Thursday, July 11, 2013

Is the South - state legislatures specifically - resegregating?

Here is an argument that is has.

The percentage of black legislators in positions of power in southern state legislatures is the lowest it has been since the passage of the Voting Rights Act. The ability to draw legislative districts has been a key instrument in accomplishing this.

Here's a take on the strategy:

Republicans in control of redistricting have two goals: the defeat of white Democrats, and the creation of safe districts for Republicans. They have achieved both of these goals by increasing the number of districts likely to elect an African-American. Black voters are gerrymandered out of districts represented by whites of both parties, making the Democratic incumbent weaker and the Republican incumbent stronger.

Take Mississippi. In the state’s 2012 redistricting, all of the decisively black legislative districts – where 60 percent or more of the voters are African-American – have been preserved, and four new majority-black districts have been created. This, in turn, has allowed Republicans to reduce the percentage of blacks in districts where Republican incumbents had close contests in Mississippi’s 2011 off-year elections.
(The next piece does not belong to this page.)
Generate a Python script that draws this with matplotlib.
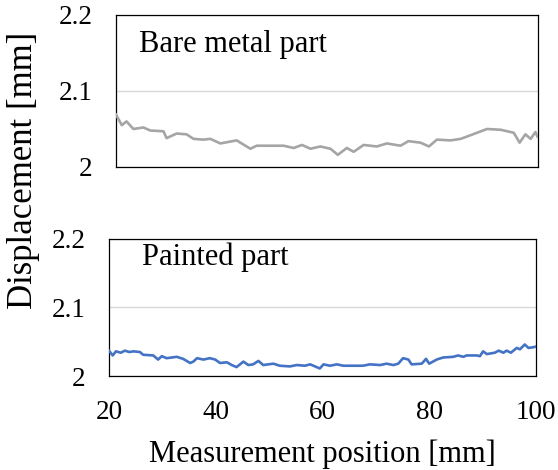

While increasing the number of blacks elected to state legislatures, Republicans have been effectively implementing their long-range goal of decimating the number of white Democrats. Depending on local demographics, this has been achieved in two ways.

Where possible, Republican redistricting strategists have reduced the number of blacks in white Democratic legislative districts in order to render the incumbent vulnerable to Republican challenge. In other areas of the state, where it has not been not possible to “bleach” a district, Republicans have sharply increased the percentage of blacks to over 50 percent in order to encourage a successful black challenge to the white Democratic incumbent.

In private discussions, Republicans in the South talk explicitly about their goal of turning the Democratic Party into a black party, and in many Southern states they have succeeded. African-American legislators make up the majority of state House and Senate Democratic caucuses in most of the Southern states.